I began with the City of Charlotte in 2014 as an Urban Forestry Specialist, where I was responsible for plan review and approval for new and up-fit land development projects within a geographical area of the City of Charlotte to ensure compliance with the Tree Ordinance; inspections for compliance with the Tree and Zoning Ordinances; and continuing compliance inspections with the Tree Ordinance. I was promoted to Urban Forestry Supervisor in 2015.
In 2016 I took the role of Assistant City Arborist, where I was responsible for administering the City’s Neighborhood Tree Planting Program, enforcing the Charlotte Tree Ordinance as it relates to right-of-way trees, co-managing the tree inventory, and managing urban forest health for street trees.

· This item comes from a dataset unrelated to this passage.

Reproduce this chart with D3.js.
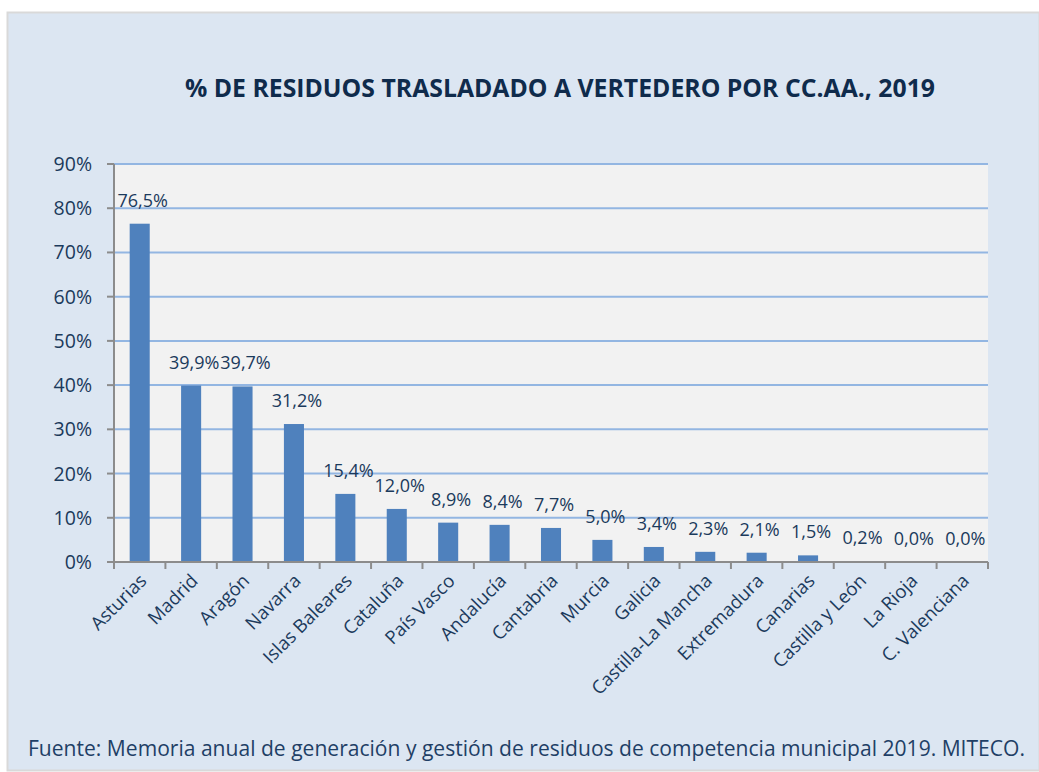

Q: What do you love about being an arborist in general?
I love trees and talking about trees! I am passionate about arboriculture and educating people on the benefits that trees provide.
Q: Being an arborist and being the city arborist are different jobs, I imagine. What are the primary responsibilities of being the city arborist?
The primary responsibilities include management and regulation of our urban forest (public trees) by ensuring the best practices of arboriculture and urban tree management are utilized; working with the Urban Forestry group to develop and interpret tree ordinance regulation; and community outreach and education.
Q: What are some of your dreams and vision for the job?
Education and communication between the City and residents of Charlotte is one of my primary focuses, as well as increasing while diversifying Charlotte’s tree canopy and ensuring we’re planting the right tree in the right place.
Q: What’s your favorite tree?
My favorite tree is really hard to pin down and it definitely varies during the year! Right now (mid-April) the Fringetrees are blooming and they are such a beautiful understory tree. Bald Cypress have started putting on their feathery leaves; they are such a tough tree and can grow in really wet areas (I used to work in a swamp dominated by Cypress trees) or dry sites.
Deodar Cedar, which can be a massive tree, is so different with the form of its branches and needles, and the cones are beautiful. Redbuds, being one of the early blooming trees, always make me so happy as it signals we’re leaving winter.
I love Tulip Poplars – they grow so straight – and their leaf shape and beautiful flowers are fantastic. We have a great diversity of oaks in Charlotte. Oaks are really important trees for wildlife and they support hundreds of species caterpillars; White Oak is my (right now) favorite oak tree. It’s really too hard to choose just one!
Q: Tell us something surprising about yourself.
At my previous position with the South Carolina Forestry Commission, I used to perform aerial forest health surveys every summer in a Cessna 172 single propeller airplane from 1,200 feet in the air. While I was primarily a passenger, I did get to fly the plane a few times and I also learned how take off and land the plane!